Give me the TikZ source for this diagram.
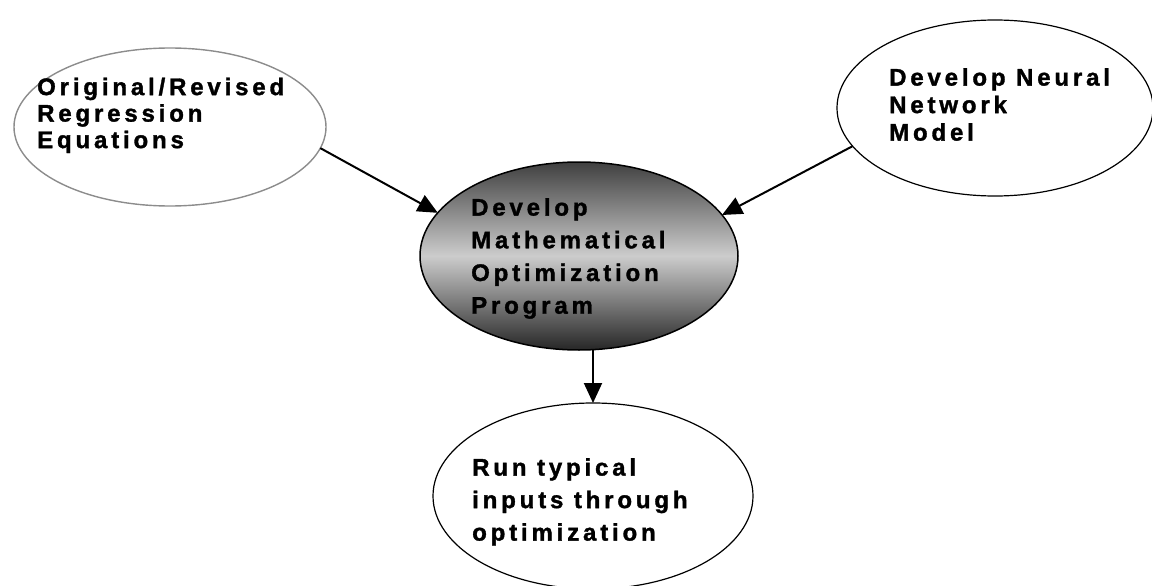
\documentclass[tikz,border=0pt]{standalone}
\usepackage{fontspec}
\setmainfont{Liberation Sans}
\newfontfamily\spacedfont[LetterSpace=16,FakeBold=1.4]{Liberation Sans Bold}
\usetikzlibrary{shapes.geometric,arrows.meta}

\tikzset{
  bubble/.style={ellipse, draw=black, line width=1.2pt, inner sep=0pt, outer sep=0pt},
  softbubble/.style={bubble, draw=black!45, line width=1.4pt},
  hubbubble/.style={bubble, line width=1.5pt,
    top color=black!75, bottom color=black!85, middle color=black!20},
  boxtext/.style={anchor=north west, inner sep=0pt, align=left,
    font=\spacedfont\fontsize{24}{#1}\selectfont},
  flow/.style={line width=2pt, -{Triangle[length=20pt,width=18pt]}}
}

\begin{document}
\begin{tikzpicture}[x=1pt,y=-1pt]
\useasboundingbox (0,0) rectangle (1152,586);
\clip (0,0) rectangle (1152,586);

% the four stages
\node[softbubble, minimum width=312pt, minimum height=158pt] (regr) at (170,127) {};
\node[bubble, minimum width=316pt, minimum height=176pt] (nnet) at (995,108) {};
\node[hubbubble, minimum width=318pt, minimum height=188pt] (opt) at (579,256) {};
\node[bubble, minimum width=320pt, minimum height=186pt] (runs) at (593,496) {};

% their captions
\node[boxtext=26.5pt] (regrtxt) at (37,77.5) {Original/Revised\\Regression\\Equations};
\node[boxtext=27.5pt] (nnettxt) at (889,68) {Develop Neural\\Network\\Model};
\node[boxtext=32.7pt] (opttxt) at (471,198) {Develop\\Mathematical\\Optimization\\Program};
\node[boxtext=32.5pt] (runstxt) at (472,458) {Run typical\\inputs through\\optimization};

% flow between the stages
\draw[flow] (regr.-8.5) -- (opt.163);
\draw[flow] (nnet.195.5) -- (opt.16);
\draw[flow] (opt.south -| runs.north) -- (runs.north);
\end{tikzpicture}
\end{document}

==

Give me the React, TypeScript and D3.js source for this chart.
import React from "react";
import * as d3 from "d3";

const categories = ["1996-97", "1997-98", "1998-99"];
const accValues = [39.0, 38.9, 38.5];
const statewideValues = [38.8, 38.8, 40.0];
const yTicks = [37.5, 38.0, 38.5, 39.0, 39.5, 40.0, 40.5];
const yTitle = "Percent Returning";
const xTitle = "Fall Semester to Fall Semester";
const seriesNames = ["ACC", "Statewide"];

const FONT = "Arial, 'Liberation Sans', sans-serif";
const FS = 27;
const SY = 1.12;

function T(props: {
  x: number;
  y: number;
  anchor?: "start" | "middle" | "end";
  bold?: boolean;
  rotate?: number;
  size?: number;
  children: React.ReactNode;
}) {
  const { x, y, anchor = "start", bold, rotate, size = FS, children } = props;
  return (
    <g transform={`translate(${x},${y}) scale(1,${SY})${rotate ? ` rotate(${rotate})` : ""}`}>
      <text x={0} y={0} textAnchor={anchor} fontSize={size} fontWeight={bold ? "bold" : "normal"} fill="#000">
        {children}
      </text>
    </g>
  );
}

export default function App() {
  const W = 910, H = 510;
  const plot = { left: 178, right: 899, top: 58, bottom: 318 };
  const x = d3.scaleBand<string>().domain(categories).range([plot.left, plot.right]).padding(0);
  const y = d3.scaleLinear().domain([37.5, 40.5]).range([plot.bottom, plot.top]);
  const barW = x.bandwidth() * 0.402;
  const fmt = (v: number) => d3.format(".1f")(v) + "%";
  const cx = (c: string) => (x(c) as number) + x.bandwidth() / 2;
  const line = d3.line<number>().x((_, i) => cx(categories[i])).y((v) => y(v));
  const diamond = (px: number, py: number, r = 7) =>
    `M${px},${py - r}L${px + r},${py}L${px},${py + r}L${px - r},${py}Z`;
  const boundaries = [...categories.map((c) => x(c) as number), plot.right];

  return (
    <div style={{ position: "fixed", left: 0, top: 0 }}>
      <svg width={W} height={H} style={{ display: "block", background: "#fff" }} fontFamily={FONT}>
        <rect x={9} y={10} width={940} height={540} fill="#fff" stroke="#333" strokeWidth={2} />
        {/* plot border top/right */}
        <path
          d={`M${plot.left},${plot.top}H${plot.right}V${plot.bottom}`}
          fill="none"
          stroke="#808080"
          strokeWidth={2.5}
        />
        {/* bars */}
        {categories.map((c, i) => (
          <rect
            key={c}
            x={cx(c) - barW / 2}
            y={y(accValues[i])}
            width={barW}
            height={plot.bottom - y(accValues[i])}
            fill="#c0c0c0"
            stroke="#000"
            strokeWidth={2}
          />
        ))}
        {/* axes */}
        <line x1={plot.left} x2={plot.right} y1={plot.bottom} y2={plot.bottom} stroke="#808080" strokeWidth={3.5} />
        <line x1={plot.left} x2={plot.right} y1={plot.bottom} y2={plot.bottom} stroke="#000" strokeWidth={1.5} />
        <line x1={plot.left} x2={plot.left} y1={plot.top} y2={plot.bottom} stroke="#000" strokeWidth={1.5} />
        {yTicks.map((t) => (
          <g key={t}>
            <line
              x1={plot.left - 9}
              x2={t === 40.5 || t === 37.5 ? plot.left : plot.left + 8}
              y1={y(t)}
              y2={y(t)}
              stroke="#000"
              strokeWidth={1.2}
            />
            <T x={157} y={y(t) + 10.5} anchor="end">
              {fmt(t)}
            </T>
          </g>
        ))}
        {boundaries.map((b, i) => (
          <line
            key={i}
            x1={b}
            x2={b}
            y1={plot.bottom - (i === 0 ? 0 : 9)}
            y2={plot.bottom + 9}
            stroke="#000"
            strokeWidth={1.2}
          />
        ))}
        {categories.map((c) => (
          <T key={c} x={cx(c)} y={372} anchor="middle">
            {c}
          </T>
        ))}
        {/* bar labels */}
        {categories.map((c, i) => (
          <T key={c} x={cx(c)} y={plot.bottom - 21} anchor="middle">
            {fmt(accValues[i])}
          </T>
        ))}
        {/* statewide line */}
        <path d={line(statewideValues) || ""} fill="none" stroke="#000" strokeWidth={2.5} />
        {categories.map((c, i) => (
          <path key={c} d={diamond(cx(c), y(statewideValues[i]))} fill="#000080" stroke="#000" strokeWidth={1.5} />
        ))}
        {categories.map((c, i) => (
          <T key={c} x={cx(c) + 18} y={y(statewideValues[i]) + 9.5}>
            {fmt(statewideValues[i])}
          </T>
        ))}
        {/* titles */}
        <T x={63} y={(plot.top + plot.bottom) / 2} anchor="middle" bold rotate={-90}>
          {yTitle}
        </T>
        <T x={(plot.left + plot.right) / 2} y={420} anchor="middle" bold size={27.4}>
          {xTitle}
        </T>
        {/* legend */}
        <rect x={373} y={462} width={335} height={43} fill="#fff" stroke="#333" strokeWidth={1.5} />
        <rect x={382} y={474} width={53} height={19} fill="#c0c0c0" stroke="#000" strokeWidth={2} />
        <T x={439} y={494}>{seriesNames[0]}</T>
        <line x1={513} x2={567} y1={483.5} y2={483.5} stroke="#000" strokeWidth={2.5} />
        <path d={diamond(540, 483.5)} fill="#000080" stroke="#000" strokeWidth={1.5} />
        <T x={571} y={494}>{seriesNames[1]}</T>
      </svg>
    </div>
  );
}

...

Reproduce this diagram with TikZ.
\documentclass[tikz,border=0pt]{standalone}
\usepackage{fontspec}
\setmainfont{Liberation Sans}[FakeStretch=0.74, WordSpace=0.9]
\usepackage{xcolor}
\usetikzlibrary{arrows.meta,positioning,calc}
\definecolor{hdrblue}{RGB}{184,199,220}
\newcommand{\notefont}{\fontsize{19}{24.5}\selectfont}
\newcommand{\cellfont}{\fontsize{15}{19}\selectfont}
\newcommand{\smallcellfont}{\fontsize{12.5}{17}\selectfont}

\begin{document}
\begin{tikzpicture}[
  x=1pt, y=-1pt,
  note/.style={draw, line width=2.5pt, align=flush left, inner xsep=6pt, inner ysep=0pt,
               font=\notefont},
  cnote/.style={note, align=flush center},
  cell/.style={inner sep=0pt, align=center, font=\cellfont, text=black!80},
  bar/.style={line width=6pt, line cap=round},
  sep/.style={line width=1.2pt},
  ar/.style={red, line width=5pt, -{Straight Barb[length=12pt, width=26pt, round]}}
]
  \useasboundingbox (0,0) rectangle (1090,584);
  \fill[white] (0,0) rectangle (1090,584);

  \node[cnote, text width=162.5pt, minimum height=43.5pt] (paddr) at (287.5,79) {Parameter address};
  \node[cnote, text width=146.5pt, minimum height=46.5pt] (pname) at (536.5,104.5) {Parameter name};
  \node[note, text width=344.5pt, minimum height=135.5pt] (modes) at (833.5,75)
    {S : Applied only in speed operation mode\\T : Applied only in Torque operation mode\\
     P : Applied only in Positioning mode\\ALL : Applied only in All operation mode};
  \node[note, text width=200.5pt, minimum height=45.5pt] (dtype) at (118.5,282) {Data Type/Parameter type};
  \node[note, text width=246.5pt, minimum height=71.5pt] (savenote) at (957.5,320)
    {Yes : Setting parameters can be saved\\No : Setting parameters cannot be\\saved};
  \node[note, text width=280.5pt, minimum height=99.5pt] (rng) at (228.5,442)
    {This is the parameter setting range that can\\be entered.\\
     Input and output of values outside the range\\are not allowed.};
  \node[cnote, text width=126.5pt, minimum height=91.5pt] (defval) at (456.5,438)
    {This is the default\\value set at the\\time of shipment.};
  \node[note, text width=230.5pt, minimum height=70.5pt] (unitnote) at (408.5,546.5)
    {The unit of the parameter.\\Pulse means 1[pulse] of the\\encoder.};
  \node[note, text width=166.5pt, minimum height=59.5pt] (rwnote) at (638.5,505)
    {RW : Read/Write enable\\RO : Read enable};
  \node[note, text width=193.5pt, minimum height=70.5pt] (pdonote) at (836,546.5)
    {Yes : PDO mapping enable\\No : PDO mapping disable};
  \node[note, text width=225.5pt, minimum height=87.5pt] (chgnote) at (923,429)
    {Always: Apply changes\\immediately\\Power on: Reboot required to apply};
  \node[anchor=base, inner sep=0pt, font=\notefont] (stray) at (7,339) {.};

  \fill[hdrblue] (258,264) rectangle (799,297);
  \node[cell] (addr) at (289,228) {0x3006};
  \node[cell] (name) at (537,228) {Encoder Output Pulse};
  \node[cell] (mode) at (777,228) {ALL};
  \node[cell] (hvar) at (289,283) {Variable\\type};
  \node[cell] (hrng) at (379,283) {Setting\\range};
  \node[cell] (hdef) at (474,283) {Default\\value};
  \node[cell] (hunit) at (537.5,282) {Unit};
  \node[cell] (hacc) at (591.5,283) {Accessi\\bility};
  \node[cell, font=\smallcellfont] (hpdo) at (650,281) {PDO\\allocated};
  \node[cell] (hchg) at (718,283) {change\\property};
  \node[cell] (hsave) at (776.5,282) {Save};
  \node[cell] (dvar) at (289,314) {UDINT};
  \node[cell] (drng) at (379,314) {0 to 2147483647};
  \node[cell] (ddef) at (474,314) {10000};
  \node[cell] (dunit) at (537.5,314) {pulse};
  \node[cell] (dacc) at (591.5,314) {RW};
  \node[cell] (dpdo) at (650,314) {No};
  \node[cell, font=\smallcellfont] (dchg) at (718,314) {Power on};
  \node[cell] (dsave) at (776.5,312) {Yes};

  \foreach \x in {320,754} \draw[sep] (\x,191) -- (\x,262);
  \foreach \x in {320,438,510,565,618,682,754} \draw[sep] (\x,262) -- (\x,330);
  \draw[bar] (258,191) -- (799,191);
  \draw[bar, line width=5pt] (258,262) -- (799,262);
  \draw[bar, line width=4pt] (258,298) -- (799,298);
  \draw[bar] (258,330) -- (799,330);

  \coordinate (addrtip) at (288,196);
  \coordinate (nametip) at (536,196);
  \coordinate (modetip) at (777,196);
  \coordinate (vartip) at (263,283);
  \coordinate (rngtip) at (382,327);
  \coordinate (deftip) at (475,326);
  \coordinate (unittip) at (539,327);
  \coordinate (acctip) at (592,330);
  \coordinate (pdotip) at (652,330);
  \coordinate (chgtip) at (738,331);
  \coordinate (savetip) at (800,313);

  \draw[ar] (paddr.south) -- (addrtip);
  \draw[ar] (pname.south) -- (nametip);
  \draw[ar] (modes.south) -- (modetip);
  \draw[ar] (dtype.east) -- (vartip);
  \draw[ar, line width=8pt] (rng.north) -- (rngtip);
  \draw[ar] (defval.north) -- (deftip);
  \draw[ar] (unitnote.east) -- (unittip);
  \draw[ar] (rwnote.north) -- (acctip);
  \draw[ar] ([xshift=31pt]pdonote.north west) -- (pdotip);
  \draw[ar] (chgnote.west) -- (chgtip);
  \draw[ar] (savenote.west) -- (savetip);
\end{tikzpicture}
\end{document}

> Task goal:
Your task is to output exactly the lines from the one with "Give me the React, TypeScript" through the one with "import * as", counting both ends.

> Answer to this task:
Give me the React, TypeScript and D3.js source for this chart.
import React from "react";
import * as d3 from "d3";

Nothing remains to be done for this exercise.